Juan Manuel de Prada, “De rodillas y abrasaditos”, ABC, 6.II.2006

Mientras Irán, el país islámico que con mayor prontitud, entusiasmo y socarronería se ha adherido a la zapateril Alianza de Civilizaciones, enriquece uranio a toda pastilla, en Beirut y Damasco las turbas enardecidas incendian embajadas y consulados occidentales. El pensamiento débil preconiza que los principios de la tolerancia, el respeto y la convivencia deben regir nuestra relación con el Islam; pero suele olvidar que dichos principios degeneran en flatus voci cuando no se sostienen sobre una defensa convincente de los propios valores. Un mero análisis empírico nos demuestra que el Islam no ha producido instituciones políticas comparables a las que se han desarrollado en el seno de la civilización occidental. Sin embargo, parece prohibido afirmar que el modelo occidental es mejor que el islámico; así, todo diálogo se convierte en una forma de desistimiento. Y dicho desistimiento halla su primera expresión en la aceptación mansurrona de un lenguaje genuflexo. Cuando, por ejemplo, se afirma -para justificar el estallido de furia vesánica que ha desatado la publicación de las caricaturas de Mahoma- que la religión musulmana no es idólatra se insinúa tácitamente que la religión católica sí lo es, afirmación radicalmente falsa. La veneración de imágenes en la religión católica no se dirige a las imágenes en sí mismas, sino a la realidad que representan, el Dios encarnado que, a través de su representación iconográfica, se hace más próximo e inteligible al hombre. Gracias a que la iconoclasia no se impuso en Europa, la civilización occidental ha alcanzado cimas artísticas -Miguel Ángel, Caravaggio, El Greco- que le han sido vedadas a la civilización islámica. Pero definiendo la religión musulmana como contraria a la idolatría, en lugar de afirmar su fundamentalismo iconoclasta, el pensamiento débil soslaya las enojosas valoraciones negativas.

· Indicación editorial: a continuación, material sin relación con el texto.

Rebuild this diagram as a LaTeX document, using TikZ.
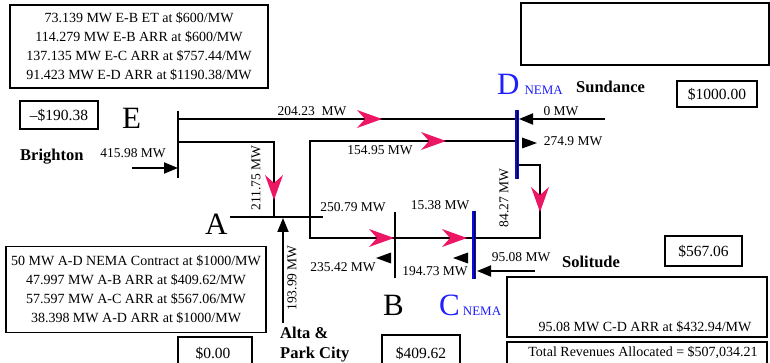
\documentclass[tikz,border=0pt]{standalone}
\usepackage{fontspec}
\setmainfont{Liberation Serif}
\usetikzlibrary{arrows.meta}
\definecolor{pinkc}{RGB}{236,22,100}
\definecolor{busblue}{RGB}{10,10,225}
\definecolor{nemablue}{RGB}{30,30,255}
\begin{document}
\begin{tikzpicture}[x=1pt,y=-1pt,
  wire/.style={line width=1.8pt},
  nbus/.style={line width=4.5pt, draw=busblue},
  inarrow/.style={wire,-{Triangle[length=14pt,width=11pt]}},
  lbl/.style={font=\fontsize{13.5}{15}\selectfont, inner sep=0pt},
  boxtxt/.style={draw, line width=1.8pt, align=center, font=\fontsize{14}{19}\selectfont, inner sep=0pt},
  price/.style={font=\fontsize{15.5}{17}\selectfont, inner sep=0pt},
  frame/.style={draw, line width=1.8pt},
  site/.style={font=\bfseries\fontsize{16.5}{22}\selectfont, inner sep=0pt, anchor=base west},
  busname/.style={font=\fontsize{31}{31}\selectfont, inner sep=0pt, anchor=base west},
  pinkarr/.pic={\fill[pinkc] (0,0) -- (-25,9) -- (-17,0) -- (-25,-9) -- cycle;},
  tri/.pic={\fill (0,0) -- (-15,5.5) -- (-15,-5.5) -- cycle;}
]
\useasboundingbox (0,0) rectangle (770,363);

% ---------- coordinates ----------
\coordinate (Et) at (178,111); \coordinate (Eb) at (178,178);
\coordinate (EtD) at (178,119); \coordinate (EA1) at (178,142);
\coordinate (EA2) at (274,142); \coordinate (EA3) at (274,217);
\coordinate (Al) at (230,217); \coordinate (Ar) at (323,217);
\coordinate (Dt) at (517,110); \coordinate (Db) at (517,179);
\coordinate (DE) at (517,119); \coordinate (DA) at (517,141);
\coordinate (Dr) at (517,165);
\coordinate (Sund) at (605,119); \coordinate (SundT) at (519,119);
\coordinate (AD1) at (310,141); \coordinate (AD2) at (310,238);
\coordinate (R1) at (540,165); \coordinate (R2) at (540,238);
\coordinate (Bt) at (395,212); \coordinate (Bb) at (395,278);
\coordinate (Ct) at (474,211); \coordinate (Cb) at (474,279);
\coordinate (Sol) at (535,271); \coordinate (SolT) at (477,271);
\coordinate (Alta) at (283,323); \coordinate (AltaT) at (283,218);
\coordinate (Bri) at (132,168); \coordinate (BriT) at (178,168);

% ---------- lines ----------
\draw[wire] (EtD) -- (DE);
\draw[wire] (EA1) -- (EA2) -- (EA3);
\draw[wire] (Al) -- (Ar);
\draw[wire] (DA) -- (AD1) -- (AD2) -- (R2) -- (R1) -- (Dr);
\draw[wire] (Et) -- (Eb);
\draw[wire] (Bt) -- (Bb);
\draw[inarrow] (Sund) -- (SundT);
\draw[inarrow] (Sol) -- (SolT);
\draw[inarrow] (Alta) -- (AltaT);
\draw[inarrow] (Bri) -- (BriT);
\draw[nbus] (Dt) -- (Db);
\draw[line width=1pt] (Dt) -- (Db);
\draw[nbus] (Ct) -- (Cb);
\draw[line width=1pt] (Ct) -- (Cb);

% ---------- flow arrows ----------
\pic[rotate=-90] at (274,200) {pinkarr};
\pic at (382,119) {pinkarr};
\pic at (446,141) {pinkarr};
\pic[rotate=-90] at (540,212) {pinkarr};
\pic at (394,238) {pinkarr};
\pic at (467,238) {pinkarr};
\pic at (537,143) {tri};
\pic[rotate=180] at (376,258) {tri};
\pic[rotate=180] at (453,258) {tri};

% ---------- flow labels ----------
\node[lbl] (l1) at (312,111) {204.23\ \ MW};
\node[lbl] (l2) at (380,150) {154.95 MW};
\node[lbl, rotate=90] (l3) at (256,178) {211.75 MW};
\node[lbl] (l4) at (133,153) {415.98 MW};
\node[lbl] (l5) at (353,207) {250.79 MW};
\node[lbl] (l6) at (440,205) {15.38 MW};
\node[lbl] (l7) at (343,267) {235.42 MW};
\node[lbl] (l8) at (435,271) {194.73 MW};
\node[lbl] (l9) at (521,257) {95.08 MW};
\node[lbl, rotate=90] (l10) at (504,198) {84.27 MW};
\node[lbl] (l11) at (561,111) {0 MW};
\node[lbl] (l12) at (573,141) {274.9 MW};
\node[lbl, rotate=90] (l13) at (292,278) {193.99 MW};

% ---------- bus names ----------
\node[busname] (nE) at (122,129) {E};
\node[busname] (nA) at (205,235) {A};
\node[busname] (nB) at (383,315) {B};
\node[busname, text=nemablue] (nC) at (439,315) {C\hspace{3pt}{\fontsize{13}{13}\selectfont NEMA}};
\node[busname, text=nemablue] (nD) at (497,95) {D\hspace{5pt}{\fontsize{13}{13}\selectfont NEMA}};
\node[site] (sSun) at (576,93) {Sundance};
\node[site] (sBri) at (20,161) {Brighton};
\node[site] (sSol) at (562,267) {Solitude};
\node[site] (sAlta) at (280,338) {Alta \&};
\node[site] (sPark) at (280,358) {Park City};

% ---------- boxes ----------
\node[boxtxt, minimum width=258pt, minimum height=83pt] (boxE) at (139,46.5)
  {73.139 MW E-B ET at \$600/MW\\114.279 MW E-B ARR at \$600/MW\\137.135 MW E-C ARR at \$757.44/MW\\91.423 MW E-D ARR at \$1190.38/MW};
\node[boxtxt, minimum width=260pt, minimum height=86pt] (boxA) at (136,289.5)
  {50 MW A-D NEMA Contract at \$1000/MW\\47.997 MW A-B ARR at \$409.62/MW\\57.597 MW A-C ARR at \$567.06/MW\\38.398 MW A-D ARR at \$1000/MW};

\draw[frame] (20,101) rectangle (98,129);
\node[price] (pE) at (59,115) {\textendash\$190.38};
\draw[frame] (677,81) rectangle (757,107);
\node[price] (pD) at (717,94) {\$1000.00};
\draw[frame] (665,236) rectangle (742,266);
\node[price] (pC) at (703.5,251) {\$567.06};
\draw[frame] (178,337) rectangle (252,375);
\node[price] (pA) at (213,353) {\$0.00};
\draw[frame] (382,335) rectangle (460,375);
\node[price] (pB) at (421,353) {\$409.62};

\draw[frame] (521,3) rectangle (769,65);
\draw[frame] (507,277) rectangle (767,337);
\node[lbl, font=\fontsize{14}{16}\selectfont] (cd) at (645,327) {95.08 MW C-D ARR at \$432.94/MW};
\draw[frame] (507,342) rectangle (767,375);
\node[lbl, font=\fontsize{14}{16}\selectfont] (tot) at (643,353) {Total Revenues Allocated = \$507,034.21};
\end{tikzpicture}
\end{document}
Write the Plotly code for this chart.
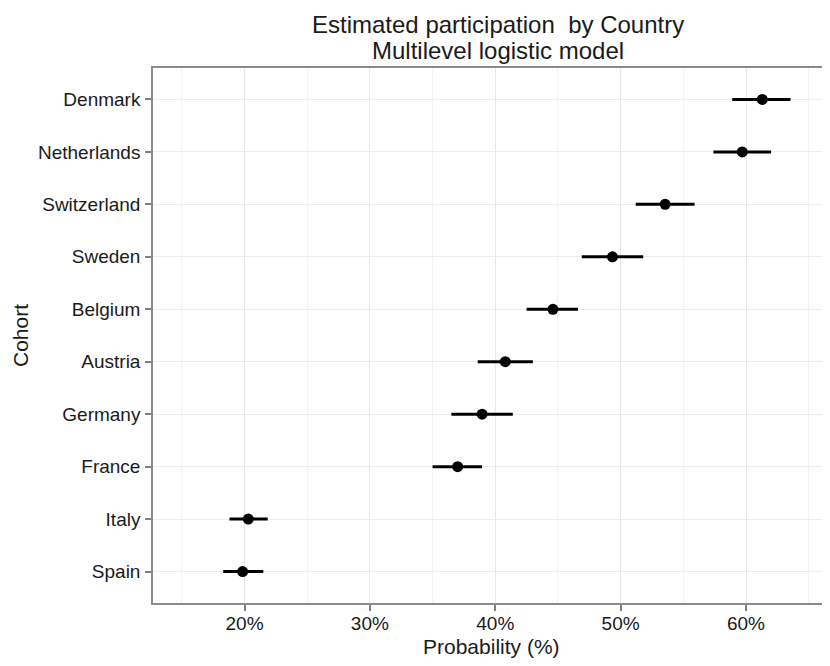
import plotly.graph_objects as go

countries = ["Spain", "Italy", "France", "Germany", "Austria", "Belgium",
             "Sweden", "Switzerland", "Netherlands", "Denmark"]
estimate = [19.85, 20.3, 37.0, 38.95, 40.8, 44.6, 49.35, 53.55, 59.7, 61.3]
lower = [18.3, 18.8, 35.0, 36.5, 38.6, 42.5, 46.9, 51.2, 57.4, 58.9]
upper = [21.5, 21.85, 38.95, 41.4, 43.0, 46.6, 51.8, 55.9, 62.0, 63.55]
x_ticks = [20, 30, 40, 50, 60]
x_tick_labels = ["20%", "30%", "40%", "50%", "60%"]
title_lines = ["Estimated participation&nbsp; by Country", "Multilevel logistic model"]

err_plus = [u - e for u, e in zip(upper, estimate)]
err_minus = [e - l for e, l in zip(estimate, lower)]

FONT = "Liberation Sans, Arial, sans-serif"
TXT = "#1a1a1a"

fig = go.Figure()
fig.add_trace(go.Scatter(
    x=estimate, y=countries, mode="markers",
    marker=dict(color="black", size=11),
    error_x=dict(type="data", array=err_plus, arrayminus=err_minus,
                 width=0, thickness=3, color="black", symmetric=False),
    showlegend=False, hoverinfo="skip",
))

annotations = [
    dict(text=title_lines[0], xref="paper", yref="paper", x=0.51, y=1.0822,
         xanchor="center", yanchor="middle", showarrow=False,
         font=dict(size=24, color=TXT, family=FONT)),
    dict(text=title_lines[1], xref="paper", yref="paper", x=0.51, y=1.0318,
         xanchor="center", yanchor="middle", showarrow=False,
         font=dict(size=24, color=TXT, family=FONT)),
    dict(text="Probability (%)", xref="paper", yref="paper", x=0.5, y=-0.0822,
         xanchor="center", yanchor="middle", showarrow=False,
         font=dict(size=21, color=TXT, family=FONT)),
]

fig.update_layout(
    width=830, height=666,
    margin=dict(l=145, r=8, t=60, b=71),
    paper_bgcolor="white", plot_bgcolor="white",
    font=dict(family=FONT, color=TXT),
    annotations=annotations,
    xaxis=dict(
        range=[12.7, 66.7],
        tickvals=x_ticks, ticktext=x_tick_labels,
        showgrid=True, gridcolor="#e8e8e8", gridwidth=1,
        minor=dict(dtick=5, tick0=0, showgrid=True, gridcolor="#f3f3f3", gridwidth=1),
        ticks="outside", ticklen=6, tickwidth=1.5, tickcolor="#7f7f7f",
        ticklabelstandoff=-4,
        showline=True, linecolor="#8c8c8c", linewidth=1.5, mirror=True,
        zeroline=False,
        tickfont=dict(size=19, color=TXT),
    ),
    yaxis=dict(
        categoryorder="array", categoryarray=countries,
        range=[-0.6, 9.6],
        showgrid=True, gridcolor="#ececec", gridwidth=1,
        ticks="outside", ticklen=6, tickwidth=1.5, tickcolor="#7f7f7f",
        ticklabelstandoff=1,
        showline=True, linecolor="#8c8c8c", linewidth=1.5,
        zeroline=False,
        tickfont=dict(size=19, color=TXT),
        title=dict(text="Cohort", font=dict(size=21, color=TXT), standoff=4),
    ),
)

fig.write_html("out.html")
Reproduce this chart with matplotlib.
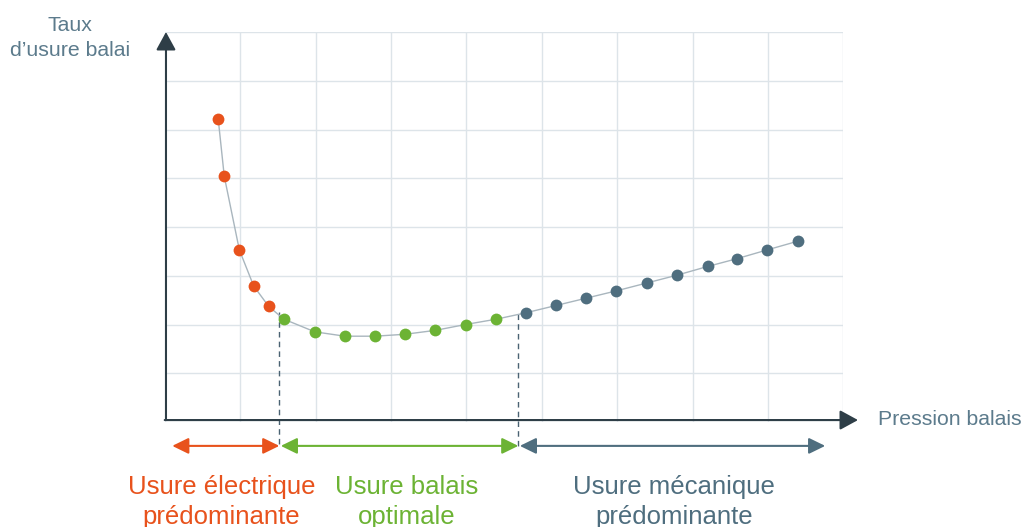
import numpy as np
import matplotlib
matplotlib.use("Agg")
import matplotlib.pyplot as plt

plt.rcParams['font.family'] = ['Liberation Sans', 'DejaVu Sans']

# pression (unites de grille) et taux d'usure
x_elec = [0.71, 0.79, 0.99, 1.18, 1.38]
y_elec = [6.21, 5.04, 3.53, 2.79, 2.37]
x_opt = [1.58, 1.99, 2.39, 2.79, 3.19, 3.59, 3.99, 4.40]
y_opt = [2.11, 1.85, 1.76, 1.76, 1.80, 1.88, 2.00, 2.11]
x_meca = [4.79, 5.19, 5.59, 5.99, 6.39, 6.79, 7.20, 7.59, 7.99, 8.40]
y_meca = [2.24, 2.39, 2.54, 2.69, 2.85, 3.01, 3.19, 3.35, 3.53, 3.71]

# limites des zones
limites = [0.10, 1.52, 4.69, 8.76]
limites_y = [2.25, 2.22]
zones = ["Usure électrique\nprédominante", "Usure balais\noptimale", "Usure mécanique\nprédominante"]
zones_x = [0.75, 3.21, 6.76]

c_orange = "#E8521C"
c_vert = "#6CB334"
c_bleu = "#4F6E7F"
c_axe = "#2E3E47"
c_texte = "#5C7B8C"

fig = plt.figure(figsize=(10.22, 5.27), dpi=100)
ax = fig.add_axes([164.7 / 1022, 105 / 527, 678.6 / 1022, 390 / 527])
ax.set_xlim(0, 9)
ax.set_ylim(0, 8)
ax.set_xticks(range(10))
ax.set_yticks(range(9))
ax.grid(True, color="#DDE4E9", lw=1)
ax.tick_params(length=0, labelbottom=False, labelleft=False)
for s in ax.spines.values():
    s.set_visible(False)

# courbe
xs = x_elec + x_opt + x_meca
ys = y_elec + y_opt + y_meca
ax.plot(xs, ys, '-', color="#A9B6BE", lw=1, zorder=3)
ax.plot(x_elec, y_elec, 'o', color=c_orange, ms=8.5, mew=0, zorder=4)
ax.plot(x_opt, y_opt, 'o', color=c_vert, ms=8.5, mew=0, zorder=4)
ax.plot(x_meca, y_meca, 'o', color=c_bleu, ms=8.5, mew=0, zorder=4)

# axes avec fleches
ax.annotate("", xy=(0.017, 8.0), xytext=(0.017, 0.04),
            arrowprops=dict(arrowstyle="-|>,head_length=0.55,head_width=0.3", color=c_axe,
                            lw=1.5, shrinkA=0, shrinkB=0, mutation_scale=20), annotation_clip=False)
ax.annotate("", xy=(9.195, 0.04), xytext=(0.0, 0.04),
            arrowprops=dict(arrowstyle="-|>,head_length=0.55,head_width=0.3", color=c_axe,
                            lw=1.5, shrinkA=0, shrinkB=0, mutation_scale=20), annotation_clip=False)

ax.text(-1.256, 7.51, "Taux\nd\u2019usure balai", ha="center", va="baseline",
        multialignment="center", fontsize=15.3, color=c_texte, clip_on=False, linespacing=1.38)
ax.text(9.46, -0.06, "Pression balais", ha="left", va="baseline",
        fontsize=15.3, color=c_texte, clip_on=False)

# pointilles
ax.plot([limites[1], limites[1]], [limites_y[0], -0.49], '--', color="#4A6272", lw=1,
        dashes=(4, 3), clip_on=False, zorder=2)
ax.plot([limites[2], limites[2]], [limites_y[1], -0.49], '--', color="#4A6272", lw=1,
        dashes=(4, 3), clip_on=False, zorder=2)

# fleches des zones
couleurs = [c_orange, c_vert, c_bleu]
for i in range(3):
    ax.annotate("", xy=(limites[i + 1], -0.49), xytext=(limites[i] + (0.02 if i > 0 else 0), -0.49),
                arrowprops=dict(arrowstyle="<|-|>,head_length=0.45,head_width=0.22", color=couleurs[i],
                                lw=1.5, shrinkA=0, shrinkB=0, mutation_scale=22),
                annotation_clip=False)
    ax.text(zones_x[i], -2.09, zones[i], ha="center", va="baseline", multialignment="center",
            fontsize=18.5, color=couleurs[i], clip_on=False, linespacing=1.29)

fig.savefig("out.png", dpi=100)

Prescindamos, pues, de las valoraciones y supongamos que la iconoclasia musulmana no empobrece las manifestaciones artísticas de su cultura (lo cual es casi tanto como suponer que sus regímenes teocráticos no reprimen el desarrollo de las instituciones políticas). Abstengámonos de entablar comparaciones; convendremos, sin embargo, que cualquier Alianza de Civilizaciones debe sustentarse sobre la base de la reciprocidad. Enseguida descubriremos que en ningún país islámico los occidentales pueden disfrutar, ni remotamente, del grado de libertad que se reconoce en Occidente a los musulmanes. Diversos grupos extremistas musulmanes -de Hizbolá a las talibanes, de Al Qaeda a Hamás- han predicado sin ambages la guerra santa a Occidente. Algunos ilusos todavía alegan que no se trata propiamente de una guerra declarada, sino de actos aislados de terrorismo, impulsados por unos pocos fanáticos. Basta contemplar las imágenes de furor vandálico que nos llegan en estos días de Damasco y Beirut para comprobar la falsedad de estas aseveraciones: la embriaguez del odio es un festín unánime, una sed de sangre compartida. ¿Es posible una alianza cuando uno de los bandos, por debilidad o miedo, no se atreve a proclamar la defensa de sus valores, mientras el otro no está dispuesto a ceder ni un ápice en los suyos, sabedor de que en el rigor beligerante de su defensa acabará logrando la claudicación del adversario? En circunstancias normales, ante el allanamiento de sus embajadas, Occidente ya habría decretado sanciones amparadas por el Derecho Internacional. Pero el Derecho Internacional es otro producto de la civilización occidental que tampoco conviene invocar, para no exasperar los ánimos del otro bando. Y rezar ya no sabemos; antes deberíamos despojarnos de nuestros tiquismiquis laicistas. Entre tanto, el odio islámico nos socarra con sus llamas. Acabaremos de rodillas y abrasaditos, en un ejercicio de dontancredismo claudicante y suicida.